— Begin —

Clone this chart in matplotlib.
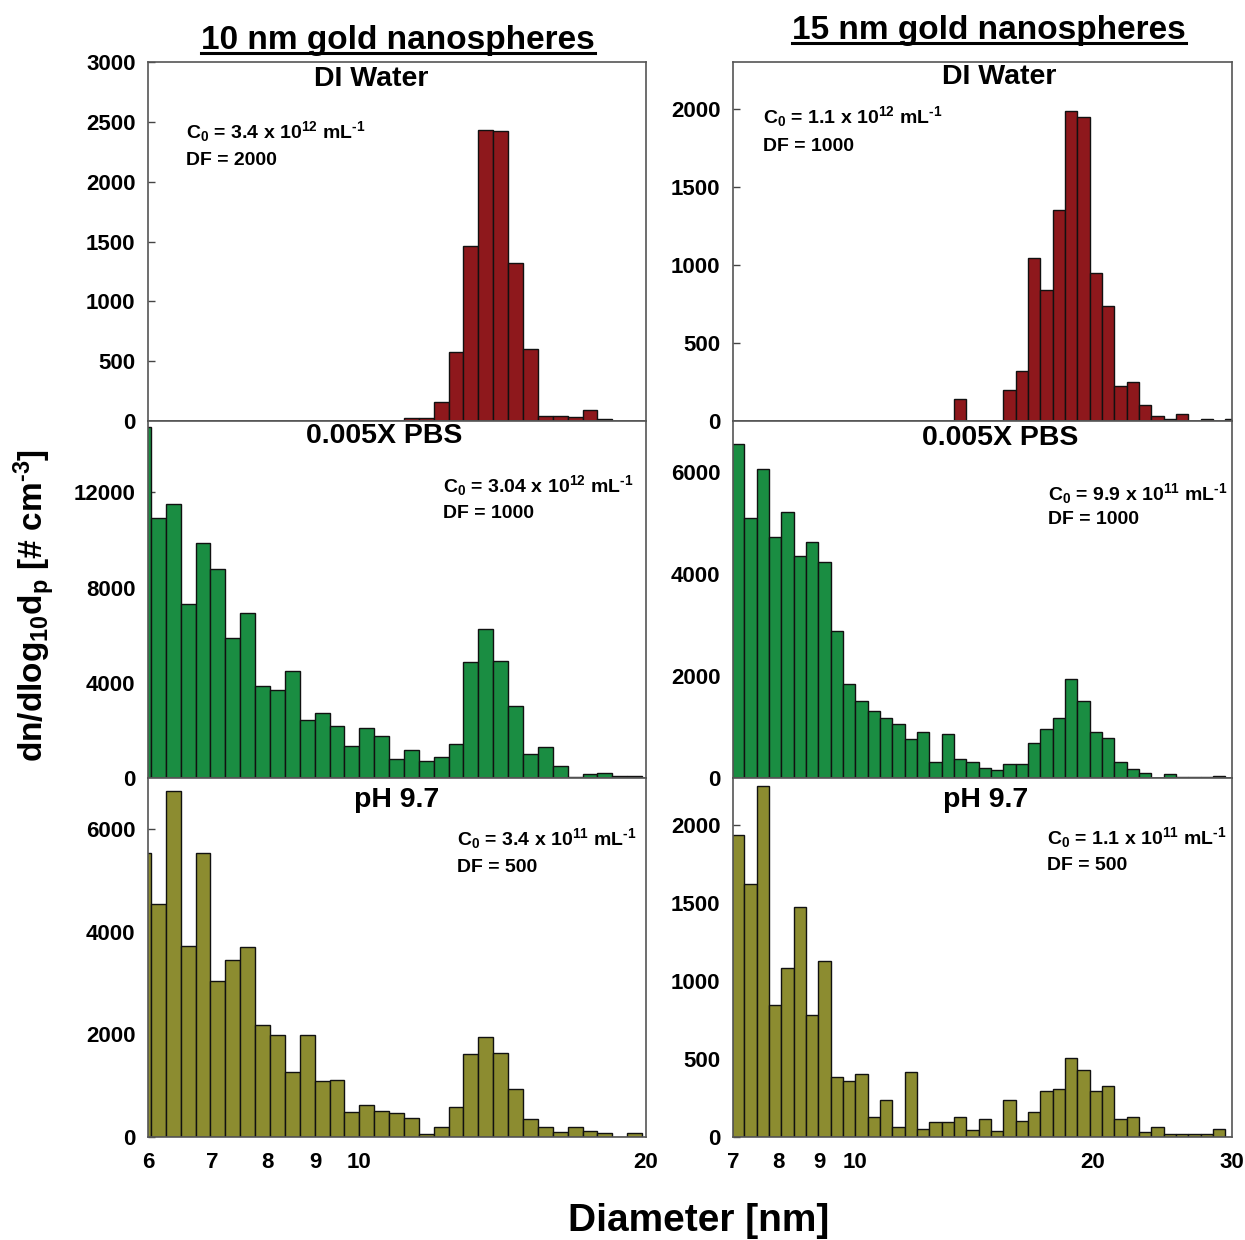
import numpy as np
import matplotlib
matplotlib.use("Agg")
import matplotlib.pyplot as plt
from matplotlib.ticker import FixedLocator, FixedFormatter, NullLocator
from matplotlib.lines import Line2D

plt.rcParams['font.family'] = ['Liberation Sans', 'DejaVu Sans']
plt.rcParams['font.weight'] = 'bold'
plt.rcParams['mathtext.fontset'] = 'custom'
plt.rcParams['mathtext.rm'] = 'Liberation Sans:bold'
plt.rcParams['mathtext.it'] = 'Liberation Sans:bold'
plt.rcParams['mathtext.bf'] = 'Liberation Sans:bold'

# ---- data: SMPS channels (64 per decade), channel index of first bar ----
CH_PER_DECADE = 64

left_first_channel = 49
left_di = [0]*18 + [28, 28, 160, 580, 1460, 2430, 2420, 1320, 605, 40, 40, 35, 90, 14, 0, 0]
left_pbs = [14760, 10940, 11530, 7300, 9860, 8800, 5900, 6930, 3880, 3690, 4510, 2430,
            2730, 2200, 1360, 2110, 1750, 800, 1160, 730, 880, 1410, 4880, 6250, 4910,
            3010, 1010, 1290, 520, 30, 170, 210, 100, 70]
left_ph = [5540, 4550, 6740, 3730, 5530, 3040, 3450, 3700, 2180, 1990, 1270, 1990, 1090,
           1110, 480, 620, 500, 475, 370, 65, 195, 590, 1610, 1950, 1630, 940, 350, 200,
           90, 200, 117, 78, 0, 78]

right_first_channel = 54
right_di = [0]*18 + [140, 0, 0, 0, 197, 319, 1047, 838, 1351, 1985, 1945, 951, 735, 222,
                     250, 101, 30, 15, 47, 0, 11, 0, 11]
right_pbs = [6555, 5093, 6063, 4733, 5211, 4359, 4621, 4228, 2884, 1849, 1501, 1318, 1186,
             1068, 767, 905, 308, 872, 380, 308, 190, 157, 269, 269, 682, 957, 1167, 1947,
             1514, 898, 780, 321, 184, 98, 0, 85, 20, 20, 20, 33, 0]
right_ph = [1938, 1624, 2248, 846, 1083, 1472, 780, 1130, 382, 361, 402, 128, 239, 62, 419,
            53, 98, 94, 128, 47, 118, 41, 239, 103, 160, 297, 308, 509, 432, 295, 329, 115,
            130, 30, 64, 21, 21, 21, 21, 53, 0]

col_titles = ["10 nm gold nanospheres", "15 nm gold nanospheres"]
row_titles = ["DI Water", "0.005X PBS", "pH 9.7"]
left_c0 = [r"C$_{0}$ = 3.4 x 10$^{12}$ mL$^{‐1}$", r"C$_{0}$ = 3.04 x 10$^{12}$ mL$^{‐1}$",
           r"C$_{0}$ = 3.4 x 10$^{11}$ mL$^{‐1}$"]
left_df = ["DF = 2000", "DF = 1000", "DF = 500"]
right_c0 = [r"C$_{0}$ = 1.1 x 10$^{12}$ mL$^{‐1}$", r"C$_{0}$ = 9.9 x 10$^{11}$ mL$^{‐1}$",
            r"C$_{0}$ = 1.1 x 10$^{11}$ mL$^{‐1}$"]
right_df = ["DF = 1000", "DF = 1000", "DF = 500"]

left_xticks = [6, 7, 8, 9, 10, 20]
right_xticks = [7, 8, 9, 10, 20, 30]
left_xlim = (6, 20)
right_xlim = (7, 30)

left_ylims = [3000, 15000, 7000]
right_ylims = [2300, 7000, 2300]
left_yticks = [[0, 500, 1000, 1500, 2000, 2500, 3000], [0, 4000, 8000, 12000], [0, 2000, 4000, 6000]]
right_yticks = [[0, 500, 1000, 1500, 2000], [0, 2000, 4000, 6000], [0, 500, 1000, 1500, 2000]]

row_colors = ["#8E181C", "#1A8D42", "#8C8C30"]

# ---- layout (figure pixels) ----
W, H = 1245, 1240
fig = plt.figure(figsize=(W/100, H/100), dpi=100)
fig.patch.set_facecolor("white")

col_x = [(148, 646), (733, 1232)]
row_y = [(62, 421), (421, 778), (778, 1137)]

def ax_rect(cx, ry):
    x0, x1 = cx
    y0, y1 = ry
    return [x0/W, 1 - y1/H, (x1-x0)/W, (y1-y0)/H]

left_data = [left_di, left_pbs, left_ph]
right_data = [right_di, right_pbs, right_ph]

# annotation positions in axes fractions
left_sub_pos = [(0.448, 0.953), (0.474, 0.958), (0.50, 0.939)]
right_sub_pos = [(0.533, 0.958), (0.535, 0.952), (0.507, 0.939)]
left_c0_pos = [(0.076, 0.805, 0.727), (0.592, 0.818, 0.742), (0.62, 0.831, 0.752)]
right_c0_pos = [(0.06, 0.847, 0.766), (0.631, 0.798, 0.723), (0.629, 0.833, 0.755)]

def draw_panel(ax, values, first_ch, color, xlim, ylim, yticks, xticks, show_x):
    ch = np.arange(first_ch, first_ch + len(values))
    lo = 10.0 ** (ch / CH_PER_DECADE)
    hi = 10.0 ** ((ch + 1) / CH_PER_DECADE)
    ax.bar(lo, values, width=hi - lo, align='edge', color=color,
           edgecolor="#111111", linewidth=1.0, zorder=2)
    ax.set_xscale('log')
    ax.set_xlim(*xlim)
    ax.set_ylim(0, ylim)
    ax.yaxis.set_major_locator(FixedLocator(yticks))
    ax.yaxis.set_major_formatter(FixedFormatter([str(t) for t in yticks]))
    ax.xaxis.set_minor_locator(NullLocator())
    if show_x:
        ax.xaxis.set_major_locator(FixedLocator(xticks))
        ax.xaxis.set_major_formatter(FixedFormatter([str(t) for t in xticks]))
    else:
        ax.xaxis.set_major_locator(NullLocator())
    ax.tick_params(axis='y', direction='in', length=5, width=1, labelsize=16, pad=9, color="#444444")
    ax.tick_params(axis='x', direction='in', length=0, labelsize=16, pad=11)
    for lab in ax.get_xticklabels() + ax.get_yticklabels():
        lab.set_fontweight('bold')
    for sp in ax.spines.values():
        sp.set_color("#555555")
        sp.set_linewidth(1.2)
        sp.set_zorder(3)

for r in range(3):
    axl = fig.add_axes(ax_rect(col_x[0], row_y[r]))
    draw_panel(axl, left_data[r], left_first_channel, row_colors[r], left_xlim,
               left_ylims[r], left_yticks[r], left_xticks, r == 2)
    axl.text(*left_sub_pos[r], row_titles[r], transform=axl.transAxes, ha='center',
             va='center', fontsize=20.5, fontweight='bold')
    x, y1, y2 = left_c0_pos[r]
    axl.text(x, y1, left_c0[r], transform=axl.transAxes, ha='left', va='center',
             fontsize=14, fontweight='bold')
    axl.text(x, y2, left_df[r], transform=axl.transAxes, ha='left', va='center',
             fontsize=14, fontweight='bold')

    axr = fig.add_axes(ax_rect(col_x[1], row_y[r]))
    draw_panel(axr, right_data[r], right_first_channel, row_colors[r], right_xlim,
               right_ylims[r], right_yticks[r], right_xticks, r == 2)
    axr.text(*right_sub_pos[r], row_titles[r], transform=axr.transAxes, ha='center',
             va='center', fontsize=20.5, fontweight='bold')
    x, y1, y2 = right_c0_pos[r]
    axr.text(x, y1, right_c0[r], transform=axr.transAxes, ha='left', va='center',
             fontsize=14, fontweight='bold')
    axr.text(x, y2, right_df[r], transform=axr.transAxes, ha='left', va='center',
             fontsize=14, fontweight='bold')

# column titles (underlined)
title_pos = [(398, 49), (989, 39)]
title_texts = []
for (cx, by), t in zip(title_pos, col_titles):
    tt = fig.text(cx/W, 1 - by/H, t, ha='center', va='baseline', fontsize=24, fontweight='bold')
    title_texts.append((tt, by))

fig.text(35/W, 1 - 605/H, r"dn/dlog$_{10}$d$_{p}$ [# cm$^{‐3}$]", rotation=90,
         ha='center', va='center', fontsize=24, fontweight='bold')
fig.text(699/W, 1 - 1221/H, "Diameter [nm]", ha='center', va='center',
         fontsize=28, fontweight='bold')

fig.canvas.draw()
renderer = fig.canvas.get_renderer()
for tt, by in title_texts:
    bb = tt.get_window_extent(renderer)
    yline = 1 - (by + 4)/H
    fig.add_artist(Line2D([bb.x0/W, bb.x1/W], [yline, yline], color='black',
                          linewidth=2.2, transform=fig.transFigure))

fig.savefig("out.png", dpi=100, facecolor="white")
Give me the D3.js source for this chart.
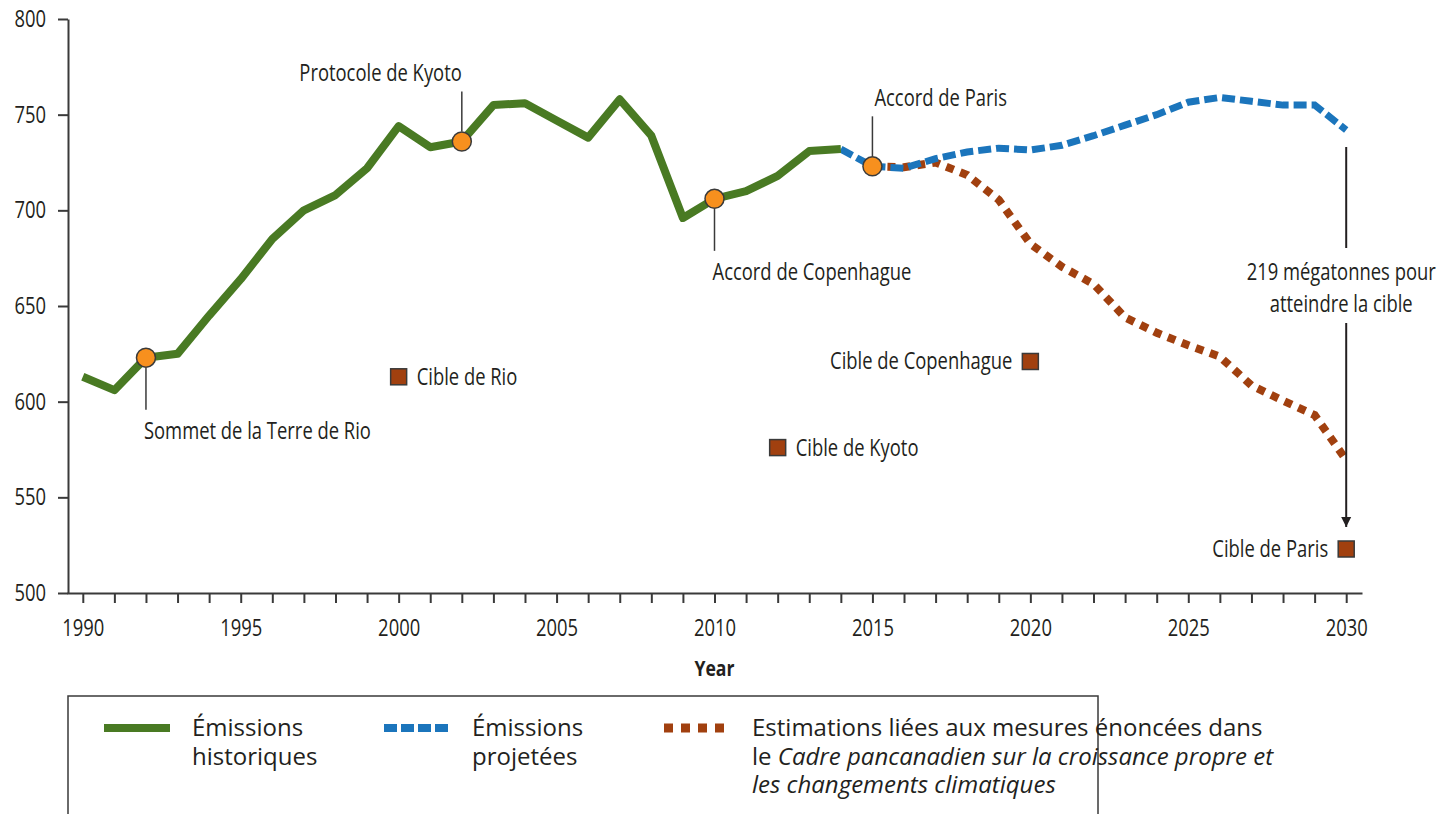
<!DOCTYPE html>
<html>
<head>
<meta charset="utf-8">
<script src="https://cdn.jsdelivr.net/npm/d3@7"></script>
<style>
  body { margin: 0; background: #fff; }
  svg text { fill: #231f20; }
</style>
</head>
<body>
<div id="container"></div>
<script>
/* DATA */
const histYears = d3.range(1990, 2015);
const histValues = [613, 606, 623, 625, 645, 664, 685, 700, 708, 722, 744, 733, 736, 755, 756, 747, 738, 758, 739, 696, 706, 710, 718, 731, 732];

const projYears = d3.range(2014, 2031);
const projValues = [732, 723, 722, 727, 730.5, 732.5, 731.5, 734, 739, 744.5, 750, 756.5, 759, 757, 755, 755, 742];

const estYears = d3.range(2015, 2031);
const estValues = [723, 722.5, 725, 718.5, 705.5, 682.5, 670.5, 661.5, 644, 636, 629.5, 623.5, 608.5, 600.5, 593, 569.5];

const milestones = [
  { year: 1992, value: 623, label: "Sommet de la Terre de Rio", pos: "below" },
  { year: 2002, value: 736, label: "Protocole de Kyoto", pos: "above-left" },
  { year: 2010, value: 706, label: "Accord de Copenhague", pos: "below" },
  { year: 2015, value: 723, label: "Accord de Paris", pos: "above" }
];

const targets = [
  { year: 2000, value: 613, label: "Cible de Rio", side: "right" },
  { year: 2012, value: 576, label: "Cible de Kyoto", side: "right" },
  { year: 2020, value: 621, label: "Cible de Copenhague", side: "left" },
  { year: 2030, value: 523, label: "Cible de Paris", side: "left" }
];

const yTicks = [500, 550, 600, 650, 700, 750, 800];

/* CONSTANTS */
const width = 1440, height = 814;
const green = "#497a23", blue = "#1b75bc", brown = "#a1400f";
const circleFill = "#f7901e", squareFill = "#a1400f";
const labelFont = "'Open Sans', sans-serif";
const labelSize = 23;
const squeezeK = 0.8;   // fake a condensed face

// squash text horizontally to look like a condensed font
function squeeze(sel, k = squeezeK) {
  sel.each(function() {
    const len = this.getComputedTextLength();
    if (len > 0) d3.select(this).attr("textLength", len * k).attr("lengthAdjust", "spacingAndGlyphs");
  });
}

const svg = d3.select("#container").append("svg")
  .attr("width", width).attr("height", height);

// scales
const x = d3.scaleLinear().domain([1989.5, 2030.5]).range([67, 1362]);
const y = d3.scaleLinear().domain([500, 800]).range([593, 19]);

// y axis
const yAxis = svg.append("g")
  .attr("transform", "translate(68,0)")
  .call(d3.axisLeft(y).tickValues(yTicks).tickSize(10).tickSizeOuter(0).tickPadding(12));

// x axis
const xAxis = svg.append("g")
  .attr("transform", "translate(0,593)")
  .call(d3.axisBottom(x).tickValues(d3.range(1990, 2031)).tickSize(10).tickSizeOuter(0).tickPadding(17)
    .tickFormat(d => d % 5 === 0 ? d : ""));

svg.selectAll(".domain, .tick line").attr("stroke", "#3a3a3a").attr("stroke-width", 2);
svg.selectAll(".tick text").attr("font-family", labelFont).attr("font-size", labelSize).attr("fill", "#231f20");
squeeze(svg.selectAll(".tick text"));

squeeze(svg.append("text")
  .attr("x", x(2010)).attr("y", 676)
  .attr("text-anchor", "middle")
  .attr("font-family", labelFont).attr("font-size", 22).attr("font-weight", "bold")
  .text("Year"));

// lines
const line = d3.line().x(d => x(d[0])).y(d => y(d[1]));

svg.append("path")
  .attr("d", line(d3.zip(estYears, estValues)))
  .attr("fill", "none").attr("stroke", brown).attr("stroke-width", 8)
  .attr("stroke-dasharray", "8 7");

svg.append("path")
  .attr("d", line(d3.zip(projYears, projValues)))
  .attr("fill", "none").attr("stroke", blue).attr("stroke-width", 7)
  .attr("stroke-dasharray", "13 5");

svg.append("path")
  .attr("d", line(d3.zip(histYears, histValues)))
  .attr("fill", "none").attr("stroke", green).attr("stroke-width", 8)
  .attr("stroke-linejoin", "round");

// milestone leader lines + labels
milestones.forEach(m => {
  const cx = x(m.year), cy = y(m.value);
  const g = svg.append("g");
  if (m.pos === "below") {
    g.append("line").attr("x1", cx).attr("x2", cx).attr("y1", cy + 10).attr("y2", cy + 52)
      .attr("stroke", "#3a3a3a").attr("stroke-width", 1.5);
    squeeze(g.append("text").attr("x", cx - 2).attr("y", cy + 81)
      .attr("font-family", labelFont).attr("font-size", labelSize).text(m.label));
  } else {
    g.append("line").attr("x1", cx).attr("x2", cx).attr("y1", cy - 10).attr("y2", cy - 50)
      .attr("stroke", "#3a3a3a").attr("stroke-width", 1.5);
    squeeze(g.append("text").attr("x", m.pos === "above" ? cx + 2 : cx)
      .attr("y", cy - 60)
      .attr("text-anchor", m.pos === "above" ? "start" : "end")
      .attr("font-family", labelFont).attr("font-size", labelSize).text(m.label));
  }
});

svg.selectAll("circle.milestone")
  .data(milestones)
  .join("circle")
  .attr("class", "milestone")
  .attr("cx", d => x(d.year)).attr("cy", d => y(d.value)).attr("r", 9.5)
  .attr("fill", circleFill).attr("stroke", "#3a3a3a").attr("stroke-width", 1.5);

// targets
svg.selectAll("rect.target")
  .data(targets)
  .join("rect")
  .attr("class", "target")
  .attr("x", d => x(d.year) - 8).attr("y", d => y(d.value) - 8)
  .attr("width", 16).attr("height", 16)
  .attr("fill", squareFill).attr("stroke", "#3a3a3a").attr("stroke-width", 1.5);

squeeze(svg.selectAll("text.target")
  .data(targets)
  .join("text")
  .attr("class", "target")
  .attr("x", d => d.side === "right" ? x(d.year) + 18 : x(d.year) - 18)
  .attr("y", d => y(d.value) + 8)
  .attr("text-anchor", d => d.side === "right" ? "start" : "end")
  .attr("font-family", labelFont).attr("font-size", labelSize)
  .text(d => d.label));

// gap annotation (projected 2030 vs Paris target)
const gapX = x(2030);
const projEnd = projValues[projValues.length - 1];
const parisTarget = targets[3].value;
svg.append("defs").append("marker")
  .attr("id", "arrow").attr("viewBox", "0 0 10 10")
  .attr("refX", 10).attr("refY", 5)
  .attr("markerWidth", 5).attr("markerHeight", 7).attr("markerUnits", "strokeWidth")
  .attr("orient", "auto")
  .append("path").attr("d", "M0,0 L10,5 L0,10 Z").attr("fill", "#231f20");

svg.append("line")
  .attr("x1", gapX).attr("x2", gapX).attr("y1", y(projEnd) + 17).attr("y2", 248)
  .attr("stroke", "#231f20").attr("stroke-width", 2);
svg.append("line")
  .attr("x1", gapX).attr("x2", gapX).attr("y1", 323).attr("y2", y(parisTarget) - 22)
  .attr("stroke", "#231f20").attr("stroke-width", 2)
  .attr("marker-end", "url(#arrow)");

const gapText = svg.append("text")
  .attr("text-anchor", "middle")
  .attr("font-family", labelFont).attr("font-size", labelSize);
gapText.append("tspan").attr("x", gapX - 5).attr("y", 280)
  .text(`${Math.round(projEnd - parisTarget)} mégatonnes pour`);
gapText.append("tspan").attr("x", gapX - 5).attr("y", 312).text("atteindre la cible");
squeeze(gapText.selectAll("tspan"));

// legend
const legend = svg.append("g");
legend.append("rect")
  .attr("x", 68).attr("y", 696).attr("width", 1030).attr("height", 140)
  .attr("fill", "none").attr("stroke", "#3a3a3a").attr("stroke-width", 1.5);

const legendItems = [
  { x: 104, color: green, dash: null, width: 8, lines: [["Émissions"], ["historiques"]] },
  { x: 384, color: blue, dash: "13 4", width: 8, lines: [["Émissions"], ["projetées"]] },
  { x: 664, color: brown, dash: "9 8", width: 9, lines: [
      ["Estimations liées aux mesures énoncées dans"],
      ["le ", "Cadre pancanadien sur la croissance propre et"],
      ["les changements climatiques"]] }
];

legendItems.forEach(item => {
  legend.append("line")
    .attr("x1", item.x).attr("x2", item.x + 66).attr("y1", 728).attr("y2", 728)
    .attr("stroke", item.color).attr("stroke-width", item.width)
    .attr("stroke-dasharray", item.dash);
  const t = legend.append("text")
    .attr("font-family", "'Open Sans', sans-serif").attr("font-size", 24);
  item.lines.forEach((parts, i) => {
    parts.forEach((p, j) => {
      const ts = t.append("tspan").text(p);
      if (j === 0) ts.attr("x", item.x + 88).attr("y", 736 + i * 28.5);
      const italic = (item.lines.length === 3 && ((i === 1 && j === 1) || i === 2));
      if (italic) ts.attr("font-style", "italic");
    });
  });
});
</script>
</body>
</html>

— End —

> **Written instruction**: Retype exactly the lines from the one with "Give me the D3.js source for this chart." through the one with "755, 755, 742];", both included, and nothing else; leave out the pictures.

> **Answer to the exercise**:
Give me the D3.js source for this chart.
<!DOCTYPE html>
<html>
<head>
<meta charset="utf-8">
<script src="https://cdn.jsdelivr.net/npm/d3@7"></script>
<style>
  body { margin: 0; background: #fff; }
  svg text { fill: #231f20; }
</style>
</head>
<body>
<div id="container"></div>
<script>
/* DATA */
const histYears = d3.range(1990, 2015);
const histValues = [613, 606, 623, 625, 645, 664, 685, 700, 708, 722, 744, 733, 736, 755, 756, 747, 738, 758, 739, 696, 706, 710, 718, 731, 732];

const projYears = d3.range(2014, 2031);
const projValues = [732, 723, 722, 727, 730.5, 732.5, 731.5, 734, 739, 744.5, 750, 756.5, 759, 757, 755, 755, 742];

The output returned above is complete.